-- Data extract start --

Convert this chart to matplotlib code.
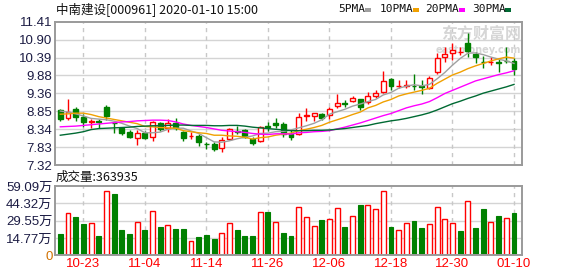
import matplotlib.pyplot as plt
from matplotlib.patches import Rectangle
import numpy as np


OUT_PATH = "out.png"

TITLE = "中南建设[000961] 2020-01-10 15:00"
VOLUME_TITLE = "成交量:363935"

DATES = [
    "10-18", "10-21", "10-22", "10-23", "10-24", "10-25", "10-28", "10-29",
    "10-30", "10-31", "11-01", "11-04", "11-05", "11-06", "11-07", "11-08",
    "11-11", "11-12", "11-13", "11-14", "11-15", "11-18", "11-19", "11-20",
    "11-21", "11-22", "11-25", "11-26", "11-27", "11-28", "11-29", "12-02",
    "12-03", "12-04", "12-05", "12-06", "12-09", "12-10", "12-11", "12-12",
    "12-13", "12-16", "12-17", "12-18", "12-19", "12-20", "12-23", "12-24",
    "12-25", "12-26", "12-27", "12-30", "12-31", "01-02", "01-03", "01-06",
    "01-07", "01-08", "01-09", "01-10",
]

OPEN = [
    8.89, 8.65, 8.92, 8.69, 8.54, 8.57, 8.98, 8.53, 8.38, 8.27,
    8.10, 8.24, 8.13, 8.51, 8.37, 8.53, 8.25, 8.15, 8.15, 7.92,
    7.92, 7.81, 8.05, 8.28, 8.32, 8.07, 8.00, 8.42, 8.52, 8.48,
    8.20, 8.20, 8.72, 8.73, 8.77, 8.75, 9.01, 9.10, 9.15, 9.20,
    9.13, 9.29, 9.41, 9.77, 9.57, 9.58, 9.58, 9.58, 9.53, 9.98,
    10.39, 10.51, 10.54, 10.79, 10.49, 10.27, 10.25, 10.27, 10.30, 10.29,
]
HIGH = [
    8.92, 9.20, 8.97, 8.77, 8.62, 8.64, 9.03, 8.56, 8.41, 8.31,
    8.32, 8.29, 8.58, 8.56, 8.62, 8.65, 8.29, 8.25, 8.20, 7.98,
    7.97, 8.13, 8.39, 8.44, 8.36, 8.12, 8.44, 8.56, 8.67, 8.56,
    8.32, 8.80, 8.94, 8.80, 8.80, 8.97, 9.34, 9.17, 9.29, 9.20,
    9.41, 9.46, 10.00, 9.79, 9.75, 9.74, 9.91, 9.76, 9.86, 10.52,
    10.68, 10.79, 10.68, 11.10, 10.55, 10.43, 10.41, 10.37, 10.70, 10.37,
]
LOW = [
    8.57, 8.60, 8.58, 8.40, 8.37, 8.39, 8.60, 8.24, 8.19, 8.08,
    7.89, 8.06, 8.01, 8.28, 8.27, 8.32, 8.00, 8.07, 7.87, 7.77,
    7.73, 7.68, 8.04, 8.20, 8.10, 7.88, 7.98, 8.29, 8.37, 8.13,
    8.03, 8.18, 8.58, 8.58, 8.60, 8.62, 8.94, 8.98, 9.11, 8.89,
    9.05, 9.22, 9.37, 9.46, 9.51, 9.51, 9.46, 9.34, 9.49, 9.92,
    10.27, 10.32, 10.46, 10.39, 10.24, 10.08, 10.17, 9.98, 10.22, 9.89,
]
CLOSE = [
    8.63, 8.83, 8.70, 8.55, 8.57, 8.55, 8.72, 8.51, 8.24, 8.13,
    8.22, 8.08, 8.54, 8.34, 8.51, 8.37, 8.08, 8.16, 7.97, 7.91,
    7.78, 8.03, 8.35, 8.27, 8.13, 7.95, 8.41, 8.40, 8.45, 8.20,
    8.13, 8.70, 8.74, 8.80, 8.67, 8.92, 9.08, 9.07, 9.23, 8.98,
    9.29, 9.38, 9.72, 9.57, 9.58, 9.59, 9.57, 9.56, 9.81, 10.36,
    10.49, 10.60, 10.55, 10.56, 10.39, 10.26, 10.27, 10.24, 10.28, 10.06,
]

# volume in units of 万 (10k lots)
VOLUME = [
    18.2, 35.8, 32.4, 26.7, 27.3, 16.5, 54.6, 52.3, 21.6, 18.2,
    28.1, 21.6, 37.5, 24.1, 25.6, 22.4, 22.4, 12.2, 15.6, 17.3,
    13.9, 18.8, 27.3, 21.6, 16.5, 16.5, 36.7, 37.2, 28.1, 19.0,
    16.5, 40.9, 32.4, 24.7, 30.1, 30.7, 40.1, 24.1, 33.3, 42.9,
    42.6, 39.2, 54.6, 24.1, 21.6, 27.3, 29.2, 23.3, 26.4, 40.9,
    30.7, 27.3, 20.7, 46.0, 23.3, 39.5, 28.1, 33.5, 31.5, 36.39,
]

MA5 = [
    8.86, 8.83, 8.78, 8.72, 8.65, 8.63, 8.61, 8.57, 8.51, 8.43,
    8.36, 8.24, 8.24, 8.26, 8.34, 8.37, 8.37, 8.29, 8.22, 8.10,
    7.98, 7.97, 8.01, 8.07, 8.11, 8.15, 8.22, 8.23, 8.27, 8.28,
    8.32, 8.38, 8.44, 8.51, 8.61, 8.77, 8.84, 8.91, 9.00, 9.06,
    9.13, 9.19, 9.32, 9.39, 9.51, 9.57, 9.61, 9.58, 9.62, 9.78,
    9.96, 10.17, 10.36, 10.51, 10.52, 10.47, 10.40, 10.34, 10.29, 10.22,
]
MA10 = [
    8.77, 8.78, 8.80, 8.80, 8.76, 8.70, 8.66, 8.62, 8.58, 8.54,
    8.50, 8.42, 8.41, 8.39, 8.38, 8.37, 8.30, 8.27, 8.24, 8.22,
    8.17, 8.17, 8.15, 8.14, 8.11, 8.06, 8.10, 8.12, 8.17, 8.20,
    8.23, 8.30, 8.34, 8.39, 8.45, 8.54, 8.61, 8.68, 8.76, 8.83,
    8.95, 9.02, 9.12, 9.19, 9.29, 9.35, 9.40, 9.45, 9.51, 9.65,
    9.77, 9.89, 9.97, 10.07, 10.15, 10.22, 10.29, 10.35, 10.40, 10.37,
]
MA20 = [
    8.41, 8.42, 8.43, 8.45, 8.47, 8.49, 8.51, 8.53, 8.55, 8.56,
    8.58, 8.59, 8.60, 8.60, 8.59, 8.55, 8.49, 8.45, 8.42, 8.39,
    8.35, 8.31, 8.29, 8.27, 8.25, 8.22, 8.20, 8.19, 8.21, 8.21,
    8.20, 8.24, 8.25, 8.27, 8.28, 8.30, 8.35, 8.40, 8.46, 8.52,
    8.59, 8.66, 8.73, 8.79, 8.87, 8.95, 9.01, 9.06, 9.13, 9.24,
    9.36, 9.45, 9.54, 9.63, 9.72, 9.78, 9.84, 9.90, 9.95, 10.01,
]
MA30 = [
    8.17, 8.20, 8.23, 8.27, 8.33, 8.36, 8.37, 8.38, 8.39, 8.40,
    8.42, 8.43, 8.44, 8.44, 8.45, 8.46, 8.46, 8.45, 8.45, 8.45,
    8.44, 8.44, 8.45, 8.45, 8.43, 8.40, 8.38, 8.36, 8.34, 8.32,
    8.30, 8.30, 8.30, 8.31, 8.31, 8.32, 8.34, 8.36, 8.39, 8.42,
    8.45, 8.50, 8.54, 8.58, 8.61, 8.65, 8.70, 8.75, 8.81, 8.89,
    8.98, 9.07, 9.14, 9.22, 9.29, 9.37, 9.43, 9.49, 9.55, 9.62,
]

PRICE_TICKS = ["7.32", "7.83", "8.34", "8.85", "9.36", "9.88", "10.39", "10.90", "11.41"]
VOLUME_TICKS = ["0", "14.77万", "29.55万", "44.32万", "59.09万"]
VOLUME_MAX = 59.09

MA_LABELS = ["5PMA", "10PMA", "20PMA", "30PMA"]
MA_COLORS = ["#a0a0a0", "#f0a000", "#ff00ff", "#006a33"]

UP_COLOR = "#ff0000"
DOWN_COLOR = "#008000"
FRAME_COLOR = "#9a9a9a"
GRID_COLOR = "#d4d4d4"
LABEL_COLOR = "#1c1c44"

CJK = ["Noto Sans CJK SC", "DejaVu Sans"]
NUM = ["Liberation Sans", "Noto Sans CJK SC"]

FIG_W, FIG_H = 578, 276


def px_box(left, top, right, bottom):
    return [left / FIG_W, 1 - bottom / FIG_H, (right - left) / FIG_W, (bottom - top) / FIG_H]


def style_frame(ax):
    for spine in ax.spines.values():
        spine.set_color(FRAME_COLOR)
        spine.set_linewidth(1.4)
    ax.tick_params(length=0, pad=2)


def draw_candles(ax, x):
    width = 0.64
    for i in x:
        o, h, l, c = OPEN[i], HIGH[i], LOW[i], CLOSE[i]
        top, bottom = max(o, c), min(o, c)
        body = max(top - bottom, 0.004)
        if c >= o:
            ax.vlines(i, top, h, color=UP_COLOR, lw=1, zorder=2)
            ax.vlines(i, l, bottom, color=UP_COLOR, lw=1, zorder=2)
            ax.add_patch(Rectangle((i - width / 2, bottom), width, body,
                                   facecolor="white", edgecolor=UP_COLOR, lw=1, zorder=2))
        else:
            ax.vlines(i, l, h, color=DOWN_COLOR, lw=1, zorder=2)
            ax.add_patch(Rectangle((i - width / 2, bottom), width, body,
                                   facecolor=DOWN_COLOR, edgecolor=DOWN_COLOR, lw=1, zorder=2))


def draw_volume(ax, x):
    width = 0.64
    prev = [OPEN[0]] + CLOSE[:-1]
    for i in x:
        if CLOSE[i] >= prev[i]:
            ax.add_patch(Rectangle((i - width / 2, 0), width, VOLUME[i],
                                   facecolor="white", edgecolor=UP_COLOR, lw=1, zorder=2))
        else:
            ax.add_patch(Rectangle((i - width / 2, 0), width, VOLUME[i],
                                   facecolor=DOWN_COLOR, edgecolor=DOWN_COLOR, lw=0.8, zorder=2))


def main():
    x = np.arange(len(CLOSE))
    date_ticks = x[3::8]

    fig = plt.figure(figsize=(FIG_W / 100, FIG_H / 100), dpi=100)
    ax = fig.add_axes(px_box(55.3, 21.7, 522, 165))
    axv = fig.add_axes(px_box(55.3, 186, 522, 255.3))

    # price panel
    price_ticks = np.linspace(7.32, 11.41, len(PRICE_TICKS))
    ax.set_xlim(-0.65, 60.04)
    ax.set_ylim(7.32, 11.41)
    ax.set_yticks(price_ticks)
    ax.set_yticklabels(PRICE_TICKS, family=NUM, fontsize=9.5, color=LABEL_COLOR)
    ax.set_xticks(date_ticks)
    ax.set_xticklabels([])
    for t in price_ticks[1:-1]:
        ax.axhline(t, color=GRID_COLOR, lw=1, zorder=0)
    for t in date_ticks:
        ax.axvline(t, color="#c8c8c8", lw=1, ls=(0, (3, 3)), zorder=0)
    style_frame(ax)

    # watermark
    ax.text(0.997, 0.915, "东方财富网", transform=ax.transAxes, ha="right", va="center",
            family=CJK, fontsize=11.5, fontweight="bold", color="#d6d6d6", zorder=1)
    ax.text(0.997, 0.805, "eastmoney.com", transform=ax.transAxes, ha="right", va="center",
            family=["DejaVu Sans"], fontsize=7, fontweight="bold", color="#d6d6d6", zorder=1)

    draw_candles(ax, x)
    for values, color in zip([MA5, MA10, MA20, MA30], MA_COLORS):
        ax.plot(x, values, color=color, lw=1.0, zorder=3)

    # volume panel
    vol_ticks = np.linspace(0, VOLUME_MAX, len(VOLUME_TICKS))
    axv.set_xlim(-0.65, 60.04)
    axv.set_ylim(0, VOLUME_MAX)
    axv.set_yticks(vol_ticks)
    labels = axv.set_yticklabels(VOLUME_TICKS, family=NUM, fontsize=9.5, color=LABEL_COLOR)
    labels[0].set_color("#d07000")
    axv.set_xticks(date_ticks)
    axv.set_xticklabels([DATES[i] for i in date_ticks], family=NUM, fontsize=9.5, color=UP_COLOR)
    axv.tick_params(axis="x", pad=4)
    for t in vol_ticks[1:-1]:
        axv.axhline(t, color=GRID_COLOR, lw=1, zorder=0)
    for t in date_ticks:
        axv.axvline(t, color="#c8c8c8", lw=1, ls=(0, (3, 3)), zorder=0)
    style_frame(axv)
    draw_volume(axv, x)

    # header texts
    fig.text(56 / FIG_W, 1 - 9.5 / FIG_H, TITLE, family=CJK, fontsize=9,
             color="#111111", ha="left", va="center")
    fig.text(56 / FIG_W, 1 - 177.5 / FIG_H, VOLUME_TITLE, family=CJK, fontsize=9,
             color="#111111", ha="left", va="center")

    label_x = [338, 380, 425, 472]
    swatch_x = [365, 413, 459, 505]
    for lx, sx, label, color in zip(label_x, swatch_x, MA_LABELS, MA_COLORS):
        fig.text(lx / FIG_W, 1 - 9.5 / FIG_H, label, family=["DejaVu Sans Mono"],
                 fontsize=8, color="#111111", ha="left", va="center")
        fig.patches.append(Rectangle((sx / FIG_W, 1 - 11.5 / FIG_H), 6 / FIG_W, 4 / FIG_H,
                                     transform=fig.transFigure, facecolor=color,
                                     edgecolor="none"))

    fig.savefig(OUT_PATH, dpi=100)
    plt.close(fig)


if __name__ == "__main__":
    main()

-- Data extract end --

To be done:
Tally the lines in the listing that hold "matplotlib" and report the number alone.

Worked solution:
3